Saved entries
◆ ◆ ◆
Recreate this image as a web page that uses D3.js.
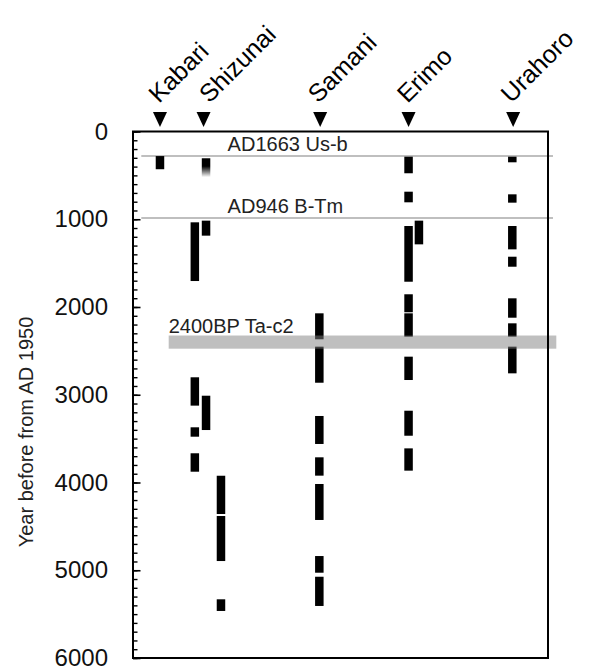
<!DOCTYPE html>
<html>
<head>
<meta charset="utf-8">
<script src="https://cdn.jsdelivr.net/npm/d3@7"></script>
<style>
  body { margin: 0; background: #fff; }
  text { font-family: "Liberation Sans", Arial, sans-serif; fill: #000; }
</style>
</head>
<body>
<script>
//-----------------Data----------------

const sites = ["Kabari", "Shizunai", "Samani", "Erimo", "Urahoro"];
const sitePos = [6.5, 17, 45.1, 66.4, 91.6];

// [lane, from (yr BP), to (yr BP)]
const kabariBars = [[6.5, 280, 430]];
const shizunaiFaded = [[17.6, 305, 520]];
const shizunaiBars = [
  [14.9, 1035, 1704], [14.9, 2801, 3124], [14.9, 3371, 3478], [14.9, 3667, 3877],
  [17.6, 1016, 1187], [17.6, 3011, 3402],
  [21.2, 3923, 4359], [21.2, 4382, 4895], [21.2, 5331, 5464]
];
const samaniBars = [
  [44.9, 2072, 2368], [44.9, 2452, 2863], [44.9, 3242, 3561], [44.9, 3713, 3922],
  [44.9, 4017, 4427], [44.9, 4838, 5028], [44.9, 5074, 5407]
];
const erimoBars = [
  [66.4, 287, 476], [66.4, 686, 807], [66.4, 1077, 1712], [66.4, 1855, 2060],
  [66.4, 2072, 2338], [66.4, 2566, 2832], [66.4, 3182, 3467], [66.4, 3611, 3865],
  [68.9, 1016, 1286]
];
const urahoroBars = [
  [91.4, 287, 351], [91.4, 716, 811], [91.4, 1077, 1343], [91.4, 1427, 1541],
  [91.4, 1901, 2122], [91.4, 2186, 2338], [91.4, 2452, 2756]
];

const tephraNames = ["AD1663 Us-b", "AD946 B-Tm"];
const tephraAges = [278, 985];
const bandName = "2400BP Ta-c2";
const bandAges = [2325, 2475];

const yTicks = [0, 1000, 2000, 3000, 4000, 5000, 6000];

//-----------------Svg----------------

const width = 603;
const height = 670;

const svg = d3.select("body").append("svg").attr("width", width).attr("height", height);

const x = d3.scaleLinear().domain([0, 100]).range([133, 548]);
const y = d3.scaleLinear().domain([0, 6000]).range([131.5, 658]);

const barW = 8.5;
// label nudges (px) for the rotated site names
const labelDx = [-1, 6, -2, -1, -2];

const defs = svg.append("defs");
const grad = defs.append("linearGradient").attr("id", "fade").attr("x1", 0).attr("y1", 0).attr("x2", 0).attr("y2", 1);
grad.append("stop").attr("offset", "0%").attr("stop-color", "#000");
grad.append("stop").attr("offset", "42%").attr("stop-color", "#000");
grad.append("stop").attr("offset", "100%").attr("stop-color", "#000").attr("stop-opacity", 0);

//-----------------Axis----------------

const minorAxis = d3.axisLeft(y).tickValues(d3.range(0, 6001, 100)).tickSize(-4.5).tickFormat("");
svg.append("g").attr("transform", "translate(" + x(0) + ",0)").call(minorAxis)
  .call(g => g.select(".domain").remove())
  .call(g => g.selectAll("line").attr("stroke-width", 1.4));

const yAxis = d3.axisLeft(y).tickValues(yTicks).tickSize(-7.5).tickPadding(25).tickFormat(d3.format("d"));
svg.append("g").attr("id", "y-axis").attr("transform", "translate(" + x(0) + ",0)").call(yAxis)
  .call(g => g.select(".domain").remove())
  .call(g => g.selectAll("line").attr("stroke-width", 1.6))
  .call(g => g.selectAll("text").style("font-size", "24px").attr("font-family", null).style("fill", "#111"));

svg.append("text")
  .text("Year before from AD 1950")
  .attr("transform", "translate(33," + 432 + ") rotate(-90)")
  .style("text-anchor", "middle")
  .style("font-size", "20px")
  .style("fill", "#222");

//-----------------Tephra lines----------------

svg.selectAll(".tephra")
  .data(tephraAges)
  .enter()
  .append("line")
  .attr("class", "tephra")
  .attr("x1", x(2))
  .attr("x2", x(101.2))
  .attr("y1", (d) => y(d))
  .attr("y2", (d) => y(d))
  .attr("stroke", "#bfbfbf")
  .attr("stroke-width", 2);

svg.selectAll(".tephra-label")
  .data(tephraAges)
  .enter()
  .append("text")
  .attr("class", "tephra-label")
  .attr("x", x(22.8))
  .attr("y", (d) => y(d) - 4.5)
  .text((d, i) => tephraNames[i])
  .style("font-size", "20px")
  .style("fill", "#222");

//-----------------Bars----------------

const allBars = [].concat(kabariBars, shizunaiBars, samaniBars, erimoBars, urahoroBars);

svg.selectAll(".bar")
  .data(allBars)
  .enter()
  .append("rect")
  .attr("class", "bar")
  .attr("x", (d) => x(d[0]) - barW / 2)
  .attr("width", barW)
  .attr("y", (d) => y(d[1]))
  .attr("height", (d) => y(d[2]) - y(d[1]))
  .style("fill", "#000");

svg.selectAll(".faded")
  .data(shizunaiFaded)
  .enter()
  .append("rect")
  .attr("class", "faded")
  .attr("x", (d) => x(d[0]) - barW / 2)
  .attr("width", barW)
  .attr("y", (d) => y(d[1]))
  .attr("height", (d) => y(d[2]) - y(d[1]))
  .style("fill", "url(#fade)");

//-----------------Ta-c2 band----------------

svg.append("rect")
  .attr("x", x(8.6))
  .attr("width", x(102) - x(8.6))
  .attr("y", y(bandAges[0]))
  .attr("height", y(bandAges[1]) - y(bandAges[0]))
  .style("fill", "#808080")
  .style("opacity", 0.5);

svg.append("text")
  .attr("x", x(8.6))
  .attr("y", y(bandAges[0]) - 3)
  .text(bandName)
  .style("font-size", "20px")
  .style("fill", "#222");

//-----------------Frame----------------

svg.append("rect")
  .attr("x", x(0))
  .attr("y", y(0))
  .attr("width", x(100) - x(0))
  .attr("height", y(6000) - y(0))
  .style("fill", "none")
  .style("stroke", "#000")
  .style("stroke-width", 2);

//-----------------Sites----------------

svg.selectAll(".marker")
  .data(sitePos)
  .enter()
  .append("path")
  .attr("class", "marker")
  .attr("d", (d) => {
    const cx = x(d);
    return "M" + (cx - 7) + ",112L" + (cx + 7) + ",112L" + cx + ",127Z";
  })
  .style("fill", "#000");

svg.selectAll(".site")
  .data(sitePos)
  .enter()
  .append("text")
  .attr("class", "site")
  .attr("transform", (d, i) => "translate(" + (x(d) + labelDx[i]) + ",104) rotate(-45)")
  .text((d, i) => sites[i])
  .style("font-size", "25px");
</script>
</body>
</html>
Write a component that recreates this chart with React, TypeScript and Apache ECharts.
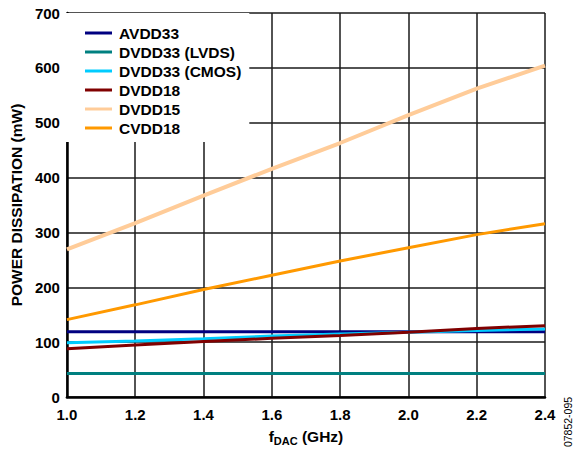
◆ ◆ ◆
Written task: From the records given above, reproduce all text exactly and exclude each picture.

Written solution:
Recreate this image as a web page that uses D3.js.
<!DOCTYPE html>
<html>
<head>
<meta charset="utf-8">
<script src="https://cdn.jsdelivr.net/npm/d3@7"></script>
<style>
  body { margin: 0; background: #fff; }
  text { font-family: "Liberation Sans", Arial, sans-serif; fill: #000; }
</style>
</head>
<body>
<script>
//-----------------Data----------------

const sites = ["Kabari", "Shizunai", "Samani", "Erimo", "Urahoro"];
const sitePos = [6.5, 17, 45.1, 66.4, 91.6];

// [lane, from (yr BP), to (yr BP)]
const kabariBars = [[6.5, 280, 430]];
const shizunaiFaded = [[17.6, 305, 520]];
const shizunaiBars = [
  [14.9, 1035, 1704], [14.9, 2801, 3124], [14.9, 3371, 3478], [14.9, 3667, 3877],
  [17.6, 1016, 1187], [17.6, 3011, 3402],
  [21.2, 3923, 4359], [21.2, 4382, 4895], [21.2, 5331, 5464]
];
const samaniBars = [
  [44.9, 2072, 2368], [44.9, 2452, 2863], [44.9, 3242, 3561], [44.9, 3713, 3922],
  [44.9, 4017, 4427], [44.9, 4838, 5028], [44.9, 5074, 5407]
];
const erimoBars = [
  [66.4, 287, 476], [66.4, 686, 807], [66.4, 1077, 1712], [66.4, 1855, 2060],
  [66.4, 2072, 2338], [66.4, 2566, 2832], [66.4, 3182, 3467], [66.4, 3611, 3865],
  [68.9, 1016, 1286]
];
const urahoroBars = [
  [91.4, 287, 351], [91.4, 716, 811], [91.4, 1077, 1343], [91.4, 1427, 1541],
  [91.4, 1901, 2122], [91.4, 2186, 2338], [91.4, 2452, 2756]
];

const tephraNames = ["AD1663 Us-b", "AD946 B-Tm"];
const tephraAges = [278, 985];
const bandName = "2400BP Ta-c2";
const bandAges = [2325, 2475];

const yTicks = [0, 1000, 2000, 3000, 4000, 5000, 6000];

//-----------------Svg----------------

const width = 603;
const height = 670;

const svg = d3.select("body").append("svg").attr("width", width).attr("height", height);

const x = d3.scaleLinear().domain([0, 100]).range([133, 548]);
const y = d3.scaleLinear().domain([0, 6000]).range([131.5, 658]);

const barW = 8.5;
// label nudges (px) for the rotated site names
const labelDx = [-1, 6, -2, -1, -2];

const defs = svg.append("defs");
const grad = defs.append("linearGradient").attr("id", "fade").attr("x1", 0).attr("y1", 0).attr("x2", 0).attr("y2", 1);
grad.append("stop").attr("offset", "0%").attr("stop-color", "#000");
grad.append("stop").attr("offset", "42%").attr("stop-color", "#000");
grad.append("stop").attr("offset", "100%").attr("stop-color", "#000").attr("stop-opacity", 0);

//-----------------Axis----------------

const minorAxis = d3.axisLeft(y).tickValues(d3.range(0, 6001, 100)).tickSize(-4.5).tickFormat("");
svg.append("g").attr("transform", "translate(" + x(0) + ",0)").call(minorAxis)
  .call(g => g.select(".domain").remove())
  .call(g => g.selectAll("line").attr("stroke-width", 1.4));

const yAxis = d3.axisLeft(y).tickValues(yTicks).tickSize(-7.5).tickPadding(25).tickFormat(d3.format("d"));
svg.append("g").attr("id", "y-axis").attr("transform", "translate(" + x(0) + ",0)").call(yAxis)
  .call(g => g.select(".domain").remove())
  .call(g => g.selectAll("line").attr("stroke-width", 1.6))
  .call(g => g.selectAll("text").style("font-size", "24px").attr("font-family", null).style("fill", "#111"));

svg.append("text")
  .text("Year before from AD 1950")
  .attr("transform", "translate(33," + 432 + ") rotate(-90)")
  .style("text-anchor", "middle")
  .style("font-size", "20px")
  .style("fill", "#222");

//-----------------Tephra lines----------------

svg.selectAll(".tephra")
  .data(tephraAges)
  .enter()
  .append("line")
  .attr("class", "tephra")
  .attr("x1", x(2))
  .attr("x2", x(101.2))
  .attr("y1", (d) => y(d))
  .attr("y2", (d) => y(d))
  .attr("stroke", "#bfbfbf")
  .attr("stroke-width", 2);

svg.selectAll(".tephra-label")
  .data(tephraAges)
  .enter()
  .append("text")
  .attr("class", "tephra-label")
  .attr("x", x(22.8))
  .attr("y", (d) => y(d) - 4.5)
  .text((d, i) => tephraNames[i])
  .style("font-size", "20px")
  .style("fill", "#222");

//-----------------Bars----------------

const allBars = [].concat(kabariBars, shizunaiBars, samaniBars, erimoBars, urahoroBars);

svg.selectAll(".bar")
  .data(allBars)
  .enter()
  .append("rect")
  .attr("class", "bar")
  .attr("x", (d) => x(d[0]) - barW / 2)
  .attr("width", barW)
  .attr("y", (d) => y(d[1]))
  .attr("height", (d) => y(d[2]) - y(d[1]))
  .style("fill", "#000");

svg.selectAll(".faded")
  .data(shizunaiFaded)
  .enter()
  .append("rect")
  .attr("class", "faded")
  .attr("x", (d) => x(d[0]) - barW / 2)
  .attr("width", barW)
  .attr("y", (d) => y(d[1]))
  .attr("height", (d) => y(d[2]) - y(d[1]))
  .style("fill", "url(#fade)");

//-----------------Ta-c2 band----------------

svg.append("rect")
  .attr("x", x(8.6))
  .attr("width", x(102) - x(8.6))
  .attr("y", y(bandAges[0]))
  .attr("height", y(bandAges[1]) - y(bandAges[0]))
  .style("fill", "#808080")
  .style("opacity", 0.5);

svg.append("text")
  .attr("x", x(8.6))
  .attr("y", y(bandAges[0]) - 3)
  .text(bandName)
  .style("font-size", "20px")
  .style("fill", "#222");

//-----------------Frame----------------

svg.append("rect")
  .attr("x", x(0))
  .attr("y", y(0))
  .attr("width", x(100) - x(0))
  .attr("height", y(6000) - y(0))
  .style("fill", "none")
  .style("stroke", "#000")
  .style("stroke-width", 2);

//-----------------Sites----------------

svg.selectAll(".marker")
  .data(sitePos)
  .enter()
  .append("path")
  .attr("class", "marker")
  .attr("d", (d) => {
    const cx = x(d);
    return "M" + (cx - 7) + ",112L" + (cx + 7) + ",112L" + cx + ",127Z";
  })
  .style("fill", "#000");

svg.selectAll(".site")
  .data(sitePos)
  .enter()
  .append("text")
  .attr("class", "site")
  .attr("transform", (d, i) => "translate(" + (x(d) + labelDx[i]) + ",104) rotate(-45)")
  .text((d, i) => sites[i])
  .style("font-size", "25px");
</script>
</body>
</html>
Write a component that recreates this chart with React, TypeScript and Apache ECharts.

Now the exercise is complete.